The answer seemed clear: Congress
set aside a $6 billion contingency reserve to pay SNAP benefits in just this
type of situation, and also gave the USDA authority to transfer funds from one food
assistance program to another as needed to prevent interruptions in benefits.
In October, the Trump administration exercised this same transfer authority to
move money from child nutrition programs to keep WIC running.
The administration, however,
refused to tap either source of funds to continue SNAP in November. The USDA even
took down a plan it had posted a few weeks earlier promising to pay benefits
from the contingency fund. Instead, the department’s website has added a
deeply partisan post blaming congressional Democrats for shutting down SNAP.
This sequence, without a coherent rationale for refraining from spending the
funds, suggests that the administration’s decision was motivated not by
legal or operational concerns, but rather by a desire to further pressure
congressional Democrats in the current shutdown fight.
The USDA promptly faced several
lawsuits, one from a group of states, one from a group of cities and nonprofits
worried about how they could feed millions of people whose food aid suddenly
stopped and one from SNAP recipients themselves. Two judges separately
found the USDA’s withholding benefit unlawful, with a federal judge in
Rhode Island ordering the department to allow states to provide at least partial
SNAP benefits right away.
Rather than promptly complying,
the USDA began foot-dragging. It told the court it had already spent some of
the contingency fund on other things but would devote what was left to
paying SNAP benefits. It then told states to recalculate every household’s SNAP
benefits under a formula that would cut far more than was needed to fit within
even what the USDA said was left in the contingency fund. After plaintiffs
pointed out that it was not complying with the court’s order, the USDA told
states to start over and recalculate everyone’s benefits under a new, modestly
less parsimonious formula. This formula
would still cut every family by more than one-third and would leave millions
with no food assistance at all. And the repeated changes in direction slowed
down getting SNAP to people even more.
On Thursday, Judge John McConnell
expressed frustration with the USDA’s continued delays and found no
legal reason why the department could not transfer excess child nutrition
funds, as it already had to fund WIC. He therefore ordered the USDA to allow states
to deliver full SNAP benefits by Friday. The USDA has sent states a vague
statement that it is “working towards implementing” the court’s order
while the administration filed an emergency appeal with the court of appeals.

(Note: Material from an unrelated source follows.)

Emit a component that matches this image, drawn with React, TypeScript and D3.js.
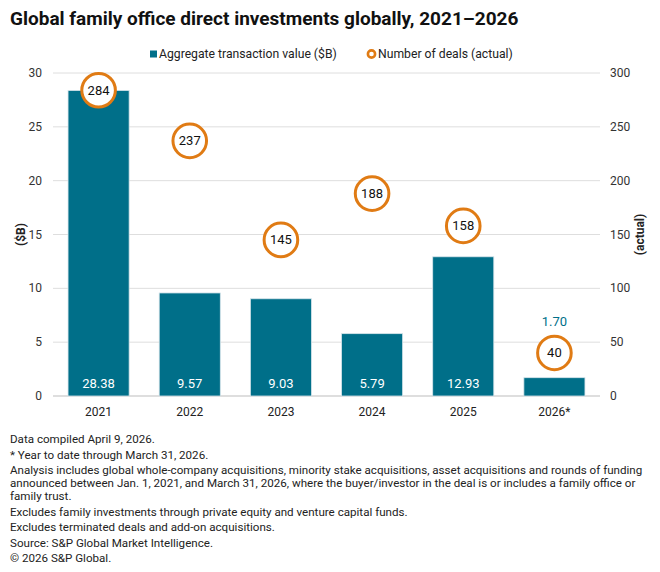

The department did not, however, explicitly rescind its previous guidance
telling states to recalculate and cut households’ benefits. Some states have read
the memo as authorizing them to issue full benefits, but other states are
seeking further clarification, further extending the waits of their low-income
families. SNAP may be entering a period of chaos, with a supposedly “uniform national”
program staying open or shutting down based on the empathy and risk tolerance
of individual state governors.
And despite the USDA’s statement,
the administration has not withdrawn its appeal. It claims that it is
refusing to transfer the needed funds to SNAP out of concern that Congress might, for
the first time in almost 80 years, decide to defund the child nutrition
programs — something nobody in either party is proposing to do. Instead, it asked
both the Court of Appeals and the Supreme Court to delay Judge McConnell’s
order.Justice Ketanji Brown Jackson postponed that order’s effective date long
enough for the Court of Appeals to evaluate the Government’s appeal.
One can only conclude from all
this foot-dragging without any legal justification that the Trump administration is
seeking to maximize the suffering of low-income Americans to gain political
leverage on Democratic lawmakers. The USDA’s warning last week that stores
cannot offer discounts to households that have lost their SNAP benefits seems to
support that conclusion.
Last weekend, President Donald
Trump posted on Truth Social that it would be his “honor” to provide SNAP benefits
if a court told the administration where to find the money. Judge McConnell has
done just that. This shameful episode must end.